Is There a Trend Away From FCPA Compliance Monitors?

The National Law Journal

In this article, John Davis and Jacqueline Ferrand discuss recent Foreign Corrupt Practices Act dispositions, which signal a possible move away from independent compliance monitors and toward self-policing and direct reporting to agencies. The roles, costs and qualifications of compliance monitors in FCPA and other corporate fraud resolutions have been the subject of much commentary and concern. The agencies have taken steps to address some of these concerns, yet the use of monitors remains controversial, and the criteria by which the agencies have determined ­whether a monitor should be imposed remain unclear, apparently driven largely by case-specific factors. However, recent cases, such as Johnson & Johnson, have required companies to enact enhanced compliance policies and procedures, with direct reporting to the agencies, rather than employing an independent monitor.
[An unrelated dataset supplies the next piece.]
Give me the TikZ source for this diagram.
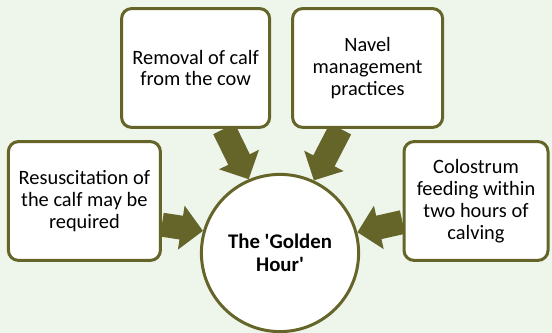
\documentclass[tikz,border=0pt]{standalone}
\usepackage{fontspec}
\setmainfont{Carlito}
\usepackage{tikz}
\usetikzlibrary{positioning, arrows.meta}
\definecolor{olivebar}{HTML}{65652A}
\definecolor{paleback}{HTML}{EEF6EC}
\pgfdeclarelayer{back}
\pgfsetlayers{back,main}

\begin{document}
\begin{tikzpicture}[
    stepbox/.style={rectangle, rounded corners=0.25cm, draw=olivebar, line width=0.075cm, fill=white, align=center, minimum height=2.97cm, font=\fontsize{14.5}{15.6}\selectfont},
    hub/.style={circle, draw=olivebar, line width=0.075cm, fill=white, align=center, minimum size=3.93cm, font=\fontsize{14.8}{16.4}\selectfont\bfseries},
    feed/.style={draw=olivebar, line width=0.6cm, -{Triangle[length=0.55cm, width=1.08cm]}}
]
\begin{pgfonlayer}{back}
\fill[paleback] (0, 0) rectangle (13.8, 8.325);
\end{pgfonlayer}
\useasboundingbox (0, 0) rectangle (13.8, 8.325);

\node[stepbox, minimum width=3.7cm] (removal) at (4.89, 6.625) {Removal of calf\\from the cow};
\node[stepbox, minimum width=3.75cm] (navel) at (9.19, 6.625) {Navel\\management\\practices};
\node[stepbox, minimum width=3.8cm] (resus) at (2.11, 3.3) {Resuscitation of\\the calf may be\\required};
\node[stepbox, minimum width=3.6cm] (colostrum) at (11.9, 3.3) {Colostrum\\feeding within\\two hours of\\calving};
\node[hub] (golden) at (7.0, 2.0) {The \textquotesingle Golden\\Hour\textquotesingle};

\begin{pgfonlayer}{back}
\draw[feed] (removal.-65) -- (golden.113);
\draw[feed] (navel.-114) -- (golden.65);
\draw[feed] (resus.-17) -- (golden.164);
\draw[feed] (colostrum.196) -- (golden.15);
\end{pgfonlayer}
\end{tikzpicture}
\end{document}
Johnson & Johnson and other recent dispositions present a new opportunity for companies to benchmark their FCPA compliance programs. One path is to start with the Organisation for Economic Co-operation and Development's recent "Good Practice Guidance" as a baseline standard, checking that the company's program covers all the OECD's enumerated elements. A next step is to review the "enhanced compliance obligations" in the Johnson & Johnson disposition documents, with the goal of adapting them, as appropriate, to the company's corporate structure and culture. If the company's FCPA compliance program adopts and consistently applies these practices, the company is unlikely ever to see a monitor.